A fair complaint. However, not one that is unique to Wizards. In fact, perennial mismanagement of digital projects affects every business way, way, WAY outside the elfgaming niche.
Source: ... just read any book about software development written in the last 30 years, and probably for decades before that. (I mean heck, "The Mythical Man-Month" dates back to 1975! and was describing problems that were already old at that point.)
I'm not saying it's unique. Or that losing key people doesn't hurt any software project.
I'm saying WotC's failure on the VTT was particularly noteworthy in that it not only was hurt by the loss of those people, but the VTT
never happened at all. Which seems indicative that WotC never gave it enough resources/people to create it in the first place.
Which is kind of incredible given that it (as I recall) was supposed to be the centerpiece of the new edition. One of the guys I played with at the time was very well-off, and talked about buying laptops for the whole group when 4E came out so that we could use them to play, both in-person and remote, so as to take advantage of dynamic lighting and limiting sightlines to what our own characters could see. Supplanting our then-standard 4x8 Chessex Mondomat and hundreds of miniatures the group had collected for use.
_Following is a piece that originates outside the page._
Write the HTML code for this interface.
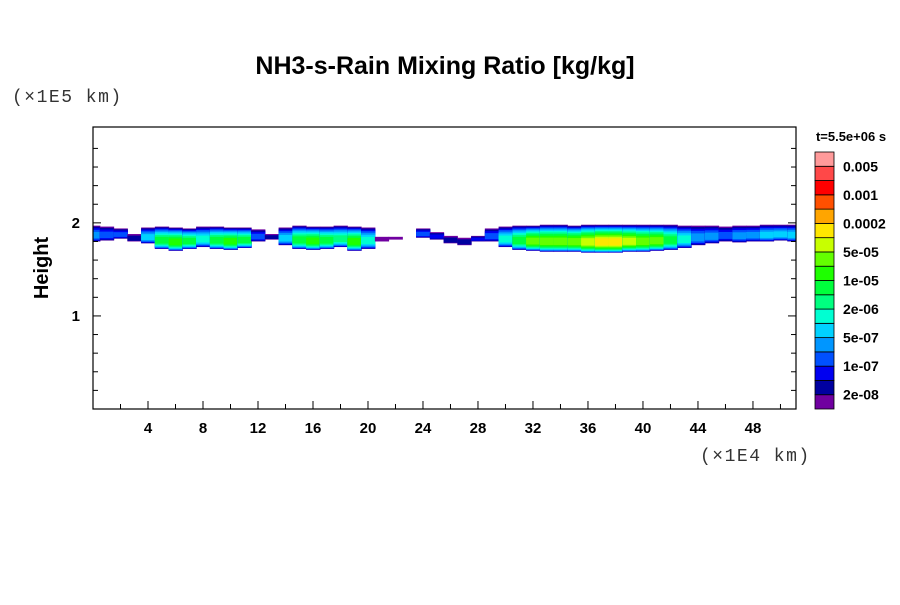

So the complaint that 4e requires a character builder to work -- to me that's like complaining about nothing in particular, or complaining about an entire genre of games which, sure, OK, but then how is this specifically 4e's fault?
4E does not require a character builder to work. Like every other RPG I've ever played, I have done and can make characters just using paper books. In the last 4E campaign I played in a few years ago, none of us were particularly techie or motivated enough to dig up and get a character builder functioning, so all four players (two experienced, two complete newbies) and the DM just worked from physical books and PDFs.
4E does have such a large variety of options, and gives you so many opportunities to make choices and add new feats and powers, that this compounds and exacerbates the cumbersomeness of digging through the various books to find the feats and powers you want. 4E also, like 3E, published an absolute firehose of hardcover books full of options. Most other games, even complex ones, have nowhere near as many books full of character options.
I think
@billd91 is correct that 3.x is arguably even more difficult in terms of having more published options. But games with a really good character builder are rare, and basically everyone who regularly played 4E got used to using and relying on the character builder. So going without it feels like more of a PITA.
It sounds to me like 4e being a good game that you enjoy isn't enough for you, it also has to be generally acknowledged and validated by the community at large. I just don't see why that's so important to you. None of the games I enjoy the most are the most popular, or indeed official D&D by any means. Why do you need other people to give 4e the gold star?
No.
He's not asking for anyone to praise it.
He's asking for people to stop repeating derogatory canards about it, and coming into discussions of it JUST to crap on it.